▶ Given problem:
Only the lines from the start of the data through the line with "const values2015 = [28307, 47902, 10320, 5454, 2984, 2828];" belong in the copy. Restate them word for word, minus the pictures.

▶ Data extract:
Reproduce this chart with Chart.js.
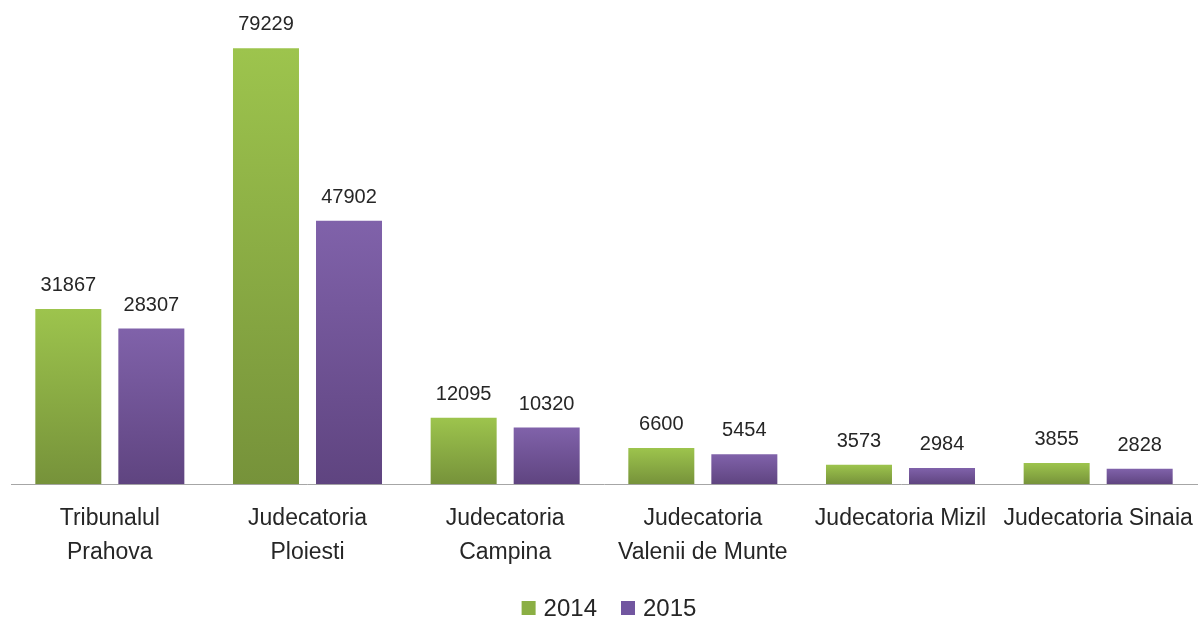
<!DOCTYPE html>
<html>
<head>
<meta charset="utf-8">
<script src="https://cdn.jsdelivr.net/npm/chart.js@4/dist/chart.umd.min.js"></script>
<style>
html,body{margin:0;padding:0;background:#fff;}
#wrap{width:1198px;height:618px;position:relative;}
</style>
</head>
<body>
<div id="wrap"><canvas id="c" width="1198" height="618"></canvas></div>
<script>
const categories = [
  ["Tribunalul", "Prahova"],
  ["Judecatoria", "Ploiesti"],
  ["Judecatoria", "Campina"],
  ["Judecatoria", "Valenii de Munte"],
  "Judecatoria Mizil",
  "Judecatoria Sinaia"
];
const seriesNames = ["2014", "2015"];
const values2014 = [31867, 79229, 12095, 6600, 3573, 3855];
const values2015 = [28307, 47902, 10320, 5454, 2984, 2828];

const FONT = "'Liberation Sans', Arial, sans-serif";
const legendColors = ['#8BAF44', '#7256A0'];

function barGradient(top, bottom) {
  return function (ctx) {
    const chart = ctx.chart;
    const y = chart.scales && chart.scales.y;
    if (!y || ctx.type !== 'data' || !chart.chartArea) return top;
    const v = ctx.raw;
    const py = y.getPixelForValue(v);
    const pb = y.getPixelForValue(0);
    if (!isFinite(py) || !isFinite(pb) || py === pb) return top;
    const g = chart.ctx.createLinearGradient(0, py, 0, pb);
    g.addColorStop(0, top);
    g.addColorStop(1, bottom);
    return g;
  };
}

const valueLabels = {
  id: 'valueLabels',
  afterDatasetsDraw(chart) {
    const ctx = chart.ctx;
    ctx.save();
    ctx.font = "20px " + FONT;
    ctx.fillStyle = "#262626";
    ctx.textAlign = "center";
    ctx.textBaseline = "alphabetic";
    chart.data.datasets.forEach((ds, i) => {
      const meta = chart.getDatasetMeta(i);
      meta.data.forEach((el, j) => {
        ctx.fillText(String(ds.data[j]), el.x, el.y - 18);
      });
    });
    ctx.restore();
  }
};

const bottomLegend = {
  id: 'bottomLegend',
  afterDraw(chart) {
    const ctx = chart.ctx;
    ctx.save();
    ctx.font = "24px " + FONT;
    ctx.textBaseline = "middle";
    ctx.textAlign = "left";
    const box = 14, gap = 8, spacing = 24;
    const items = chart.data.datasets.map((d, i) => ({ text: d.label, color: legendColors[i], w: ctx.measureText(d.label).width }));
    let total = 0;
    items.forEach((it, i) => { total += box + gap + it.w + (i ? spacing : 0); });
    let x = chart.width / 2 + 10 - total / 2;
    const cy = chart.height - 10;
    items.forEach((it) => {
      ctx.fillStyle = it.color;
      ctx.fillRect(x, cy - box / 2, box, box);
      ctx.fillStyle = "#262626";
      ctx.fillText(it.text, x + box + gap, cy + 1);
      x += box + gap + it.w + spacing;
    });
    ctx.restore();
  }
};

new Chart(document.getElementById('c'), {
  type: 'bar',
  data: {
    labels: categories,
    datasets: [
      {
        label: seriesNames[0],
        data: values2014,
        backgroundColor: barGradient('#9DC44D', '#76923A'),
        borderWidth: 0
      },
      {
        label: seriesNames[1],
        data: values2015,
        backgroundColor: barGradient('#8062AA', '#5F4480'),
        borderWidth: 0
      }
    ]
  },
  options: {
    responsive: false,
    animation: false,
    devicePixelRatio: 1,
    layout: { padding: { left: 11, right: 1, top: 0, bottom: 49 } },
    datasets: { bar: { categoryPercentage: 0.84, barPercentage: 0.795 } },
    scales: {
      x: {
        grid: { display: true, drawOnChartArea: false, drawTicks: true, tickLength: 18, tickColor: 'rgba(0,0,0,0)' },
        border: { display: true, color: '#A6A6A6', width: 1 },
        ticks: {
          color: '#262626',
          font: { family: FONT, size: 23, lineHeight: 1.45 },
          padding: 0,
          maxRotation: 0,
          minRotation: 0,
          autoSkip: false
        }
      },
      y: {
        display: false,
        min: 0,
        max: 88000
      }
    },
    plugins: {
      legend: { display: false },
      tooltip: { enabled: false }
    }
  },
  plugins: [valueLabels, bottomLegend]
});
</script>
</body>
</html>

▶ The output:
Reproduce this chart with Chart.js.
<!DOCTYPE html>
<html>
<head>
<meta charset="utf-8">
<script src="https://cdn.jsdelivr.net/npm/chart.js@4/dist/chart.umd.min.js"></script>
<style>
html,body{margin:0;padding:0;background:#fff;}
#wrap{width:1198px;height:618px;position:relative;}
</style>
</head>
<body>
<div id="wrap"><canvas id="c" width="1198" height="618"></canvas></div>
<script>
const categories = [
  ["Tribunalul", "Prahova"],
  ["Judecatoria", "Ploiesti"],
  ["Judecatoria", "Campina"],
  ["Judecatoria", "Valenii de Munte"],
  "Judecatoria Mizil",
  "Judecatoria Sinaia"
];
const seriesNames = ["2014", "2015"];
const values2014 = [31867, 79229, 12095, 6600, 3573, 3855];
const values2015 = [28307, 47902, 10320, 5454, 2984, 2828];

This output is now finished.